Figure 13.2: ICE curves for the random forest predicting bike rentals. Lines are colored by the season. Above the ICE plots are boxplots showing the distributions of humidity per season.

But we can also explore possible interactions by modifying the ICE plot. Figure 13.2 shows again the ICE plot for humidity, with the difference that the lines are now colored by the season. This shows a couple of things: First – and that’s not surprising – different seasons have different “intercepts”. Meaning that, for example, winter days have a lower prediction and summer the highest ones, independent of the humidity. But Figure 13.2 also shows that the effect of the humidity differs for the seasons: In winter, an increase in humidity only slightly reduces the predicted number of bike rentals. For summer, the predicted bike rentals stay more or less flat between 20% and 60% relative humidity and above 60% they drop by quite a bit. Humidity effects for spring and fall seem to be a mix of the “winter flatness” and the “summer jump”. However, as indicated by the boxplots in Figure 13.2, we shouldn’t over-interpret very low humidity effects for summer and fall.

Use transparency and color

If lines overlap heavily in a boxplot you can try to make them slightly transparent. If that doesn’t help, you may be better off with a partial dependence plot. By coloring the lines based on another feature’s value, you can study interactions.

Let’s go back to the penguin classification task and see how the prediction of each instance is related to the feature bill_length_mm. We’ll analyze a random forest that predicts the probability of a penguin being female given body measurements. Figure 13.3 is a rather ugly ICE plot. But sometimes that’s the reality. The reason is that the model is rather sure for most penguins and jumps between 0 and 1.

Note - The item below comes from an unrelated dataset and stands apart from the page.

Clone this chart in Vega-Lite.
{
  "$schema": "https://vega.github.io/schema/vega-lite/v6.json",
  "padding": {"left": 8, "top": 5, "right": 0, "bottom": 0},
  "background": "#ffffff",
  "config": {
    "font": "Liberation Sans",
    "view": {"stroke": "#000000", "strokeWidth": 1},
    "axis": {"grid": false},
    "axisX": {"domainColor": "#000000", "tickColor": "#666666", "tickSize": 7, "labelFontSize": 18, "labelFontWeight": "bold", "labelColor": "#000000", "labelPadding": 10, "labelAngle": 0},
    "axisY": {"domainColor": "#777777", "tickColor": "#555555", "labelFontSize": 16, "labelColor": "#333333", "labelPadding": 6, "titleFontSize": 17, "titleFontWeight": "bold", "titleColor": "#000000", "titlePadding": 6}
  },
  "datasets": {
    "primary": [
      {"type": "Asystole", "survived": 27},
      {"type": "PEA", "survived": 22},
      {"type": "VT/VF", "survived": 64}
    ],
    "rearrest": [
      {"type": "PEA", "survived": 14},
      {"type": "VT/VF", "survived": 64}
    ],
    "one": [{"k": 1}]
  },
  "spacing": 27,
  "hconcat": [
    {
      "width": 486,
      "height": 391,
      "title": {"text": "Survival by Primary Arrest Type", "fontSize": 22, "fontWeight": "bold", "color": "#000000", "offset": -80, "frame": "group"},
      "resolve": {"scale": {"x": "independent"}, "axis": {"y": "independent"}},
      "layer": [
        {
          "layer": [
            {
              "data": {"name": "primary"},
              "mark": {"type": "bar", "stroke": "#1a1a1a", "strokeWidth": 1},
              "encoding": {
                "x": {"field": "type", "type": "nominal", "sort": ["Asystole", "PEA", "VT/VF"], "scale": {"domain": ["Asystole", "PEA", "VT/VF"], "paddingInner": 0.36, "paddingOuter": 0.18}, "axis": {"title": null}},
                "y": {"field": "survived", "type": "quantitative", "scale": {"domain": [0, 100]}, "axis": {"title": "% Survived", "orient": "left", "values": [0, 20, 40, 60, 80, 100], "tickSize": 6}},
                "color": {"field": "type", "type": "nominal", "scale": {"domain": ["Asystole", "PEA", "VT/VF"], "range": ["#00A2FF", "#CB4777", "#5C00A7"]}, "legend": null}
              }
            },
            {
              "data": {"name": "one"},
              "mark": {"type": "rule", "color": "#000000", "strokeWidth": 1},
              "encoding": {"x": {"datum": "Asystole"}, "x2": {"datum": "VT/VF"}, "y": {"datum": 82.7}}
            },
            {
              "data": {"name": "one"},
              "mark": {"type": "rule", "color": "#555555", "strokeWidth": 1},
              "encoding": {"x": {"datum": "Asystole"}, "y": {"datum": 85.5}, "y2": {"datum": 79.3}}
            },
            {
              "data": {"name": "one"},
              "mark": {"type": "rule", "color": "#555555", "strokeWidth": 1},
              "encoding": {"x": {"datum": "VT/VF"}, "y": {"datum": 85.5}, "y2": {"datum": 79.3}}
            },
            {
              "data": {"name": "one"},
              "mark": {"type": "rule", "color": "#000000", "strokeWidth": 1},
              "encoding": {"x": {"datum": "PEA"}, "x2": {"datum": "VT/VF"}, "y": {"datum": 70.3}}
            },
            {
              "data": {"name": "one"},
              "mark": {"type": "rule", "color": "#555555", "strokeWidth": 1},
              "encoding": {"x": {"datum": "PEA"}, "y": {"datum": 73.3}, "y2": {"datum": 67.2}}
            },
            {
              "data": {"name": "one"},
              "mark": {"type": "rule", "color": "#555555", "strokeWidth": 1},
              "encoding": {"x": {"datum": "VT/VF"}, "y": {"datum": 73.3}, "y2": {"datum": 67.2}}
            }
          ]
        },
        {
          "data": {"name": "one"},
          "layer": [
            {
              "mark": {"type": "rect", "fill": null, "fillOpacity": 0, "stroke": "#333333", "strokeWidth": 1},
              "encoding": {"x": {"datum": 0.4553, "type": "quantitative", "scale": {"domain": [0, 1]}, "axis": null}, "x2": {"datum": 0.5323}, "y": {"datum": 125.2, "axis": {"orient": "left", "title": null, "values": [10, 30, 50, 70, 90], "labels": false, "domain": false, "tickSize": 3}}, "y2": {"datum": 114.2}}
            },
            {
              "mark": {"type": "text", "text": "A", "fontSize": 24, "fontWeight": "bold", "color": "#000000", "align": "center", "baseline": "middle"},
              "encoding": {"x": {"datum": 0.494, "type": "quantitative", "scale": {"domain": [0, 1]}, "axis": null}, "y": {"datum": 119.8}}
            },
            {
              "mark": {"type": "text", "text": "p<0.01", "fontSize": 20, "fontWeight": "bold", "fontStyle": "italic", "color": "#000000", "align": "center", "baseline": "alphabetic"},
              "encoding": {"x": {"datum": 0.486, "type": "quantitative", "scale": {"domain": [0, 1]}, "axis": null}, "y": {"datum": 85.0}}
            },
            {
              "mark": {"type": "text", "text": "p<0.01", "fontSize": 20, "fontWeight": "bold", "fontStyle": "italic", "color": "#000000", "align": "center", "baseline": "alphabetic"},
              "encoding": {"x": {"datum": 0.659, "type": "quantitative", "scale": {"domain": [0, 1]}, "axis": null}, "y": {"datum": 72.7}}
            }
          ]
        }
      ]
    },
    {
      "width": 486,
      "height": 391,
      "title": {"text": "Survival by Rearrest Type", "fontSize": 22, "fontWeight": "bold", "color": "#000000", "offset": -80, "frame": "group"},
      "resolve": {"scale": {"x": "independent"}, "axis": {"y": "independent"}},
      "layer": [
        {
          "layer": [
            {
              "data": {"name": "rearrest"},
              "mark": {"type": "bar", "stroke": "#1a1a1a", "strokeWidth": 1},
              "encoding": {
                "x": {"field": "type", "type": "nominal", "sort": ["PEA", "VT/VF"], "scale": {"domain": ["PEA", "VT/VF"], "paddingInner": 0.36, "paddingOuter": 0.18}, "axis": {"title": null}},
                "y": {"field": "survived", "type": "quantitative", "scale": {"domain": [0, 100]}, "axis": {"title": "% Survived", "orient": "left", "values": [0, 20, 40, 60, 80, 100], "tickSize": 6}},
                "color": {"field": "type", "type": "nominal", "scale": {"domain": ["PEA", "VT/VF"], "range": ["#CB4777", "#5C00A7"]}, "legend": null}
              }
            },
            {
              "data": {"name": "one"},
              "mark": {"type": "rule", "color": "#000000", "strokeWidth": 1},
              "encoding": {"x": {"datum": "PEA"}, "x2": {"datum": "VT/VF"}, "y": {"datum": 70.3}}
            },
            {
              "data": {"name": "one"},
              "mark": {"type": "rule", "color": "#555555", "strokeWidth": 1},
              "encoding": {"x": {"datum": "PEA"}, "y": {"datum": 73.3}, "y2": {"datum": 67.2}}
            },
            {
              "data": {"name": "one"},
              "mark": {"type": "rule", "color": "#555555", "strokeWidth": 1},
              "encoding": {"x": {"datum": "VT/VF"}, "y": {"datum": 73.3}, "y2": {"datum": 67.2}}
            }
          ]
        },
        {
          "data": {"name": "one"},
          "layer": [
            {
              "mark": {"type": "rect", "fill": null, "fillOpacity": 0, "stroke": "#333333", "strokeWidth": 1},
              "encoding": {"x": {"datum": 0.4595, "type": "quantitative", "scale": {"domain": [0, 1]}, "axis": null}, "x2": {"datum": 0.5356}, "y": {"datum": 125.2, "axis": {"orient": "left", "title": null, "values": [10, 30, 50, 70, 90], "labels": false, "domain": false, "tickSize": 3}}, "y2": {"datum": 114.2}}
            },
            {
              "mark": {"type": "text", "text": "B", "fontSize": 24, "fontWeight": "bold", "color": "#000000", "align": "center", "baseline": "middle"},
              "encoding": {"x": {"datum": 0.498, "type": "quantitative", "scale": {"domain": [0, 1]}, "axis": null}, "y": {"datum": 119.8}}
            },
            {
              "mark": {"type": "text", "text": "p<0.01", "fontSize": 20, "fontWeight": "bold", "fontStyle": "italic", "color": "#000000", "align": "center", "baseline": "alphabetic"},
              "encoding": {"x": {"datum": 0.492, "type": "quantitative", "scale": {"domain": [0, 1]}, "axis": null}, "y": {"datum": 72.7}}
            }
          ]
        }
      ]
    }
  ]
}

Figure 13.3: ICE plot of P(Adelie) by bill length. Each line represents a penguin.

Centered ICE plot

There’s a problem with ICE plots: Sometimes it can be hard to tell whether the ICE curves differ between data points because they start at different predictions. A simple solution is to center the curves at a certain point in the feature and display only the difference in the prediction to this point. The resulting plot is called centered ICE plot (c-ICE). Anchoring the curves at the lower end of the feature is a good choice. Each curve is defined as:

\[ICE^{(i)}_j(x_j) = \hat{f}(x_j, \mathbf{x}^{(i)}_{-j}) - \hat{f}(a, \mathbf{x}_{-j}^{(i)})\]

where \(\hat{f}\) is the fitted model, and \(a\) is the anchor point.

Let’s have a look at a centered ICE plot for temperature for the bike rental prediction:

Centered ICE plots of predicted number of bikes by temperature. The lines show the difference in prediction compared to the prediction with the temperature fixed at its observed minimum.

The centered ICE plots make it easier to compare the curves of individual instances. This can be useful if we do not want to see the absolute change of a predicted value, but the difference in the prediction compared to a fixed point of the feature range.

Derivative ICE plot

Another way to make it visually easier to spot heterogeneity is to look at the individual derivatives of the prediction function with respect to a feature. The resulting plot is called the derivative ICE plot (d-ICE). The derivatives of a function (or curve) tell you whether changes occur, and in which direction they occur. With the derivative ICE plot, it’s easy to spot ranges of feature values where the black box predictions change for (at least some) instances. If there is no interaction between the analyzed feature \(X_j\) and the other features \(X_{-j}\), then the prediction function can be expressed as:

\[\hat{f}(\mathbf{x}) = \hat{f}(x_j, \mathbf{x}_C) = g(x_j) + h(\mathbf{x}_{-j}), \quad\text{with}\quad\frac{\partial \hat{f}(\mathbf{x})}{\partial x_j} = g'(x_j)\]

Without interactions, the individual partial derivatives should be the same for all instances. If they differ, it’s due to interactions, and it becomes visible in the d-ICE plot. In addition to displaying the individual curves for the derivative of the prediction function with respect to the feature in \(j\), showing the standard deviation of the derivative helps to highlight regions in feature \(j\) with heterogeneity in the estimated derivatives. The derivative ICE plot takes a long time to compute and is rather impractical.

Strengths

Individual conditional expectation curves are intuitive to understand. One line represents the predictions for one instance if we vary the feature of interest.

ICE curves can uncover heterogeneous relationships.

Limitations

ICE curves can only display one feature meaningfully, because two features would require the drawing of several overlaying surfaces, and you would not see anything in the plot.

ICE curves suffer from correlation: If the feature of interest is correlated with the other features, then some points in the lines might be invalid data points according to the joint feature distribution.

If many ICE curves are drawn, the plot can become overcrowded, and you will not see anything. The solution: Either add some transparency to the lines or draw only a sample of the lines.

In ICE plots it might not be easy to see the average. This has a simple solution: Combine individual conditional expectation curves with the partial dependence plot.

Software and alternatives

ICE plots are implemented in the R packages iml (Molnar, Casalicchio, and Bischl 2018) (used for these examples), ICEbox, and pdp. Another R package that does something very similar to ICE is condvis. In Python, you can use PiML (Sudjianto et al. 2023).